Lightweight Verifier¶
Based on observed differences in convergence speed and consistency, a random forest classifier \(g\) is trained to predict trajectory correctness. The input consists of state features and consistency metrics; the output is a correct/incorrect label. Weighted majority voting replaces simple voting to select the final answer.
Key Experimental Results¶
Main Results¶
| Model / Method | AQuA (Acc%) | MMLU | CommonsensQA | StrategyQA |
|---|---|---|---|---|
| Llama-1B (CoT, no verifier) | 15.8 | - | - | - |
| Llama-3B (CoT, no verifier) | 42.0 | - | - | - |
| Llama-70B (CoT, no verifier) | 84.4 | 80.2 | 75.8 | 64.8 |
| + Verifier (10 trajectories) | consistent gain | consistent gain | consistent gain | consistent gain |
| Verifier (50 trajectories) | >65% | - | - | - |
Ablation Study / Transferability¶
| Train → Test | ΔAcc | Notes |
|---|---|---|
| AQuA → StrategyQA | +4.5% | Positive cross-dataset transfer |
| 70B → 3B | +5.5% | Positive cross-scale transfer |
| 1B → 70B | positive | Small-model training transfers to large models |
Key Findings¶
- Larger models exhibit faster convergence, higher consistency, and lower uncertainty and perplexity in their reasoning trajectories.
- Incorrect trajectories converge to wrong answers earlier than correct trajectories converge to correct ones, enabling early error detection.
- Intermediate-state consistency is generally low, revealing the instability inherent in the reasoning process.
- The verifier with 50 trajectories significantly outperforms baseline voting (>65% vs. ~30%), demonstrating strong test-time scaling.
Highlights & Insights¶
- The approach of reformulating reasoning behavior analysis as a visualization problem is novel, analogous to the contribution of t-SNE to high-dimensional data analysis.
- The state featurization design is elegant: perplexity serves as a bridge connecting the text space to a numerical feature space.
- The lightweight verifier does not rely on pretrained language models; a random forest suffices to effectively distinguish correct from incorrect trajectories.
- The possibility of cross-model and cross-dataset transfer opens a direction toward general-purpose reasoning monitoring.
Limitations & Future Work¶
- The framework is restricted to multiple-choice formats; open-ended tasks require new featurization schemes.

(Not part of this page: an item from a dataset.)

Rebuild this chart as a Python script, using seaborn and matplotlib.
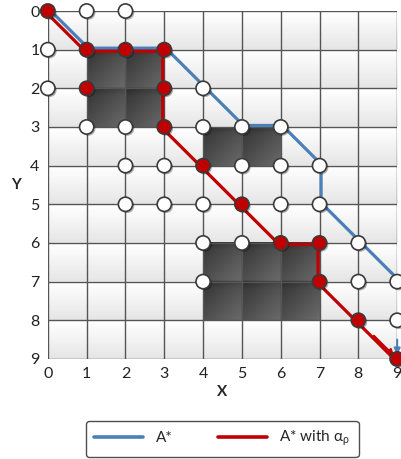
import matplotlib
matplotlib.use("Agg")
import matplotlib.pyplot as plt
import matplotlib.patheffects as pe
from matplotlib.transforms import offset_copy
from matplotlib.lines import Line2D
import seaborn as sns
import pandas as pd
import numpy as np

# paths
astar_x = [0, 1, 3, 5, 6, 7, 7, 9, 9]
astar_y = [0, 1, 1, 3, 3, 4, 5, 7, 9]
alpha_x = [0, 1, 3, 3, 6, 7, 7, 9]
alpha_y = [0, 1, 1, 3, 6, 6, 7, 9]

# visited nodes
red_x = [0, 1, 2, 3, 1, 3, 3, 4, 5, 6, 7, 7, 8, 9]
red_y = [0, 1, 1, 1, 2, 2, 3, 4, 5, 6, 6, 7, 8, 9]
white_x = [1, 2, 0, 0, 4, 1, 2, 4, 5, 6, 2, 3, 5, 6, 7, 2, 3, 4, 6, 7, 4, 5, 8, 4, 8, 9, 9]
white_y = [0, 0, 1, 2, 2, 3, 3, 3, 3, 3, 4, 4, 4, 4, 4, 5, 5, 5, 5, 5, 6, 6, 6, 7, 7, 7, 8]

# obstacles (x0, y0, width, height)
obstacles = [(1, 1, 2, 2), (4, 3, 2, 1), (4, 6, 3, 2)]

ticks = list(range(10))
blue = "#4a7fb8"
red = "#c00000"

sns.set_style("white")
plt.rcParams["font.family"] = ["Lato", "DejaVu Sans"]

fig = plt.figure(figsize=(4.02, 4.59), dpi=100)
ax = fig.add_axes([0.119, 0.218, 0.869, 0.758])

# cell background gradient
n = 20
cell = np.linspace(1.0, 0.9, n)[:, None] * np.ones((1, n))
bg = np.tile(cell, (9, 9))
ax.imshow(bg, cmap="gray", vmin=0, vmax=1, extent=(0, 9, 9, 0), zorder=0,
          interpolation="bilinear", aspect="auto")

# obstacles with shaded cells
u = (np.arange(n) + 0.5) / n - 0.5
dx, dy = np.meshgrid(u, u)
shade = 0.31 + 0.11 * (dx + dy) - 0.04 * np.exp(-((dy + 0.5) / 0.12) ** 2)
for x0, y0, w, h in obstacles:
    img = np.tile(shade, (h, w))
    ax.imshow(img, cmap="gray", vmin=0, vmax=1, extent=(x0, x0 + w, y0 + h, y0),
              zorder=1, interpolation="bilinear", aspect="auto")

# grid
for t in ticks:
    ax.axvline(t, color="#555555", lw=1.0, zorder=2)
    ax.axhline(t, color="#555555", lw=1.0, zorder=2)

paths = pd.concat([
    pd.DataFrame({"x": astar_x, "y": astar_y, "path": "A*"}),
    pd.DataFrame({"x": alpha_x, "y": alpha_y, "path": "alpha"}),
])
sns.lineplot(data=paths, x="x", y="y", hue="path", palette={"A*": blue, "alpha": red},
             estimator=None, sort=False, lw=2.3, ax=ax, legend=False, zorder=3)
ax.lines[-2].set_transform(offset_copy(ax.transData, fig=fig, x=1.1, y=1.1, units="points"))
ax.lines[-1].set_transform(offset_copy(ax.transData, fig=fig, x=-1.1, y=-1.1, units="points"))
for ln in ax.lines[-2:]:
    ln.set_solid_capstyle("butt")

# arrowheads
ax.annotate("", xy=(astar_x[-1], astar_y[-1]), xytext=(astar_x[-2], astar_y[-2] + 1.5),
            arrowprops=dict(arrowstyle="-|>", color=blue, lw=1.5, shrinkA=0, shrinkB=3,
                            mutation_scale=9), zorder=3)
ax.annotate("", xy=(alpha_x[-1], alpha_y[-1]), xytext=(alpha_x[-1] - 0.6, alpha_y[-1] - 0.6),
            arrowprops=dict(arrowstyle="-|>", color=red, lw=1.5, shrinkA=0, shrinkB=3,
                            mutation_scale=9), zorder=3)

nodes = pd.concat([
    pd.DataFrame({"x": white_x, "y": white_y, "kind": "white"}),
    pd.DataFrame({"x": red_x, "y": red_y, "kind": "red"}),
])
sns.scatterplot(data=nodes, x="x", y="y", hue="kind", palette={"white": "white", "red": red},
                s=105, edgecolor="#3a3a3a", linewidth=1.2, ax=ax, legend=False, zorder=4,
                clip_on=False)
for c in ax.collections:
    c.set_clip_on(False)
    c.set_path_effects([pe.SimplePatchShadow(offset=(1.2, -1.2), shadow_rgbFace="#000000",
                                             alpha=0.3), pe.Normal()])

ax.set_xlim(0, 9)
ax.set_ylim(9, 0)
ax.set_xticks(ticks)
ax.set_yticks(ticks)
ax.tick_params(length=0, labelsize=11.5, colors="#222222")
ax.tick_params(axis="x", pad=6)
ax.tick_params(axis="y", pad=6)
for s in ax.spines.values():
    s.set_visible(False)
ax.set_xlabel("X", fontsize=11, fontweight="bold", labelpad=3)
ax.set_ylabel("Y", fontsize=11, fontweight="bold", rotation=0, labelpad=10, va="center")

handles = [Line2D([], [], color=blue, lw=2.6), Line2D([], [], color=red, lw=2.6)]
leg = fig.legend(handles, ["A*", r"A* with $\mathregular{\alpha_\rho}$"], ncol=2, loc="center",
                 bbox_to_anchor=(0.553, 0.044), fontsize=11, frameon=True,
                 handlelength=3.2, columnspacing=3.0, borderpad=0.55, fancybox=True,
                 edgecolor="#222222")
leg.get_frame().set_linewidth(1.0)

fig.savefig("out.png", dpi=100)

- Likelihood estimation depends on open-source LLMs and is inapplicable to closed-source models.
- Cross-dataset transfer is not always positive, and the transferability of features warrants further improvement.
- t-SNE projection may discard part of the structural information.
Related Work & Insights¶
- vs. Manual text inspection: LoT provides automated and scalable analysis, avoiding subjective bias.
- vs. Metric-only analysis: Combining qualitative terrain maps with quantitative indicators reveals patterns invisible to either approach alone.
- vs. LLM-based verifiers: LoT is lightweight and fast, requiring no additional language model.
Rating¶
- Novelty: ⭐⭐⭐⭐⭐ First reasoning trajectory visualization tool; a pioneering perspective.
- Experimental Thoroughness: ⭐⭐⭐⭐ Evaluated across multiple models, methods, and datasets, but lacks direct comparison with LLM-based verifiers.
- Writing Quality: ⭐⭐⭐⭐⭐ Polished figures and well-organized observations.
- Value: ⭐⭐⭐⭐ Practically valuable for reasoning research and safety monitoring; the verifier's practical utility is somewhat limited.